All my training got me a 50K PR in Chicago but after that my heel basically exploded and told me where I could shove it. I tried to ignore it yet again to run the Schaumburg Half Marathon on Thanksgiving weekend (a yearly tradition of mine) but my foot basically gave me the middle finger at mile 6 and I hobbled in pain to the finish for probably my worst half marathon ever. Not my slowest finish but definitely the worst I've felt at a half.

It was then that I decided to take some action. I prescribed myself 2 weeks of NO RUNNING at all, started a series of acupuncture treatments at Milwaukee Community Acupuncture, and scheduled an appointment at the Milwaukee Foot and Ankle clinic. I had big plans for 2018 and I was not going to let my stupidity derail them. I was going to be smart, dammit! At the doctor I had x-rays and an ultrasound done on my foot that thankfully(!) showed no stress fractures but I did have a big angry plantar fascia inflamed to about twice the width it should have been. Surprising? Not in the least. I told the doc about my running ambitions for the upcoming year and she assured me I could still get there and that I was doing all the right things. I like the occasional head pat so this made me feel good.


A steroid injection into my heel wasn't immediately recommended (thank goodness) but I did leave the office with an oral steroid prescription to calm the inflammation and a big boot to wear at night that keeps my foot flexed and the fascia stretched. I also had neat-o molds taken of my feet so I can be fitted with some custom orthotics for my shoes. I'm looking forward to getting those made and seeing how they work out!

In the third week of my break I decided to cautiously test the waters. My medication was making my foot feel better and I felt like the acupuncture treatments were starting to help as well. I didn't want to overdo it though so I just did a couple of runs in the 3 to 5 mile range at a very, very slow pace on the treadmill. I felt clunky and sluggish but my foot didn't hurt so that was a plus. Week four I increased the mileage a smidge but still kept things suuuuuper slow.
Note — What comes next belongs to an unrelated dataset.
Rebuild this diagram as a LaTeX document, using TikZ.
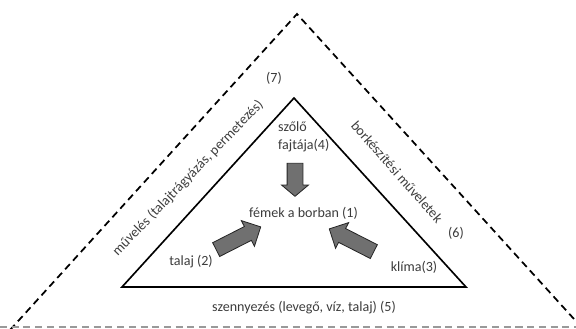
\documentclass[tikz,border=0pt]{standalone}
\usepackage{fontspec}
\setmainfont{Carlito}
\usetikzlibrary{shapes.arrows,positioning}
\definecolor{txtGray}{RGB}{60,60,60}
\definecolor{arrGray}{RGB}{112,112,112}

\begin{document}
\begin{tikzpicture}[
  x=0.03cm, y=-0.03cm,
  font=\fontsize{12}{14}\selectfont,
  every node/.append style={align=center, text=txtGray},
  frame/.style={draw, line width=1.4pt, line join=miter},
  dashframe/.style={draw, line width=1.5pt, dash pattern=on 6pt off 4pt},
  fat/.style={single arrow, draw=black!85, fill=arrGray, line width=0.7pt,
    inner xsep=0pt, inner ysep=0.22cm, single arrow head extend=0.2cm,
    minimum height=1.5cm},
  fatdown/.style={fat, inner ysep=0.225cm, single arrow head extend=0.165cm,
    minimum height=0.99cm, single arrow tip angle=100},
]
\useasboundingbox (0,0) rectangle (576,328);
\clip (0,0) rectangle (576,328);
% outer dashed triangle
\coordinate (oTop) at (297,14);
\coordinate (oL) at (10,330);
\coordinate (oR) at (584,330);
\draw[dashframe] (oL) -- (oTop) -- (oR);
\draw[dashframe, black!40] (0,327) -- (576,327);
% inner triangle
\coordinate (iTop) at (294,98);
\coordinate (iL) at (122,287);
\coordinate (iR) at (466,287);
\draw[frame] (iL) -- (iTop) -- (iR) -- cycle;
% labels
\node (fem) at (303.5,213) {fémek a borban (1)};
\node[anchor=west, align=left, font=\fontsize{12}{15}\selectfont] (szolo) at (274,137) {szőlő\\fajtája(4)};
\node (talaj) at (191,262) {talaj (2)};
\node (klima) at (414,267) {klíma(3)};
\node (szenny) at (304,308) {szennyezés (levegő, víz, talaj) (5)};
\node[rotate=46] (muveles) at (188,178) {művelés (talajtrágyázás, permetezés)};
\node (n7) at (274,78) {(7)};
\node[rotate=-48.5] (bork) at (397,172) {borkészítési műveletek};
\node (n6) at (456,233) {(6)};
% block arrows
\node[fatdown, rotate=-90] (arrT) at (295,176.5) {};
\node[fat, rotate=27] (arrL) at (235,240) {};
\node[fat, rotate=153] (arrR) at (355,242) {};
\end{tikzpicture}
\end{document}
Then on the week between Christmas and New Year's I attempted a very conservative speed workout on the treadmill (400s). I opted for indoors again because it was probably a bajillion degrees below zero outside and the last thing I wanted to do was slip on some dumb ice the week before my spring marathon training was scheduled to begin.

Which brings me to January! Here we are. I officially started a 16-week training plan for the Spring Chance BQ.2 Marathon on April 21st. It's a 10k-ish multi- loop course that is designed for people who are specifically attempting to qualify for Boston 2019. What's my training plan you ask?



I'm going all in on Hansons advanced training method!  It's technically an 18 week program but I had to modify it a bit to 16 weeks because of everything I just talked about above. I originally wanted to start in mid-December but I strongly felt it was more important for me to start healthy, even if it meant sacrificing a couple of weeks of training. If I'm being completely honest though, my heel is a little bit hit and miss right now. Some days it's completely fine but other days (like after my speed workout yesterday) the pain will come back and linger for the rest of the day. Overall I believe I'm on the mend but I'm keeping an eye on things in case it regressed to where it was back in November.

More about the training in a bit! I just needed to get all this injury stuff out of my brain so I can look back and remember the time I made a good decision for myself.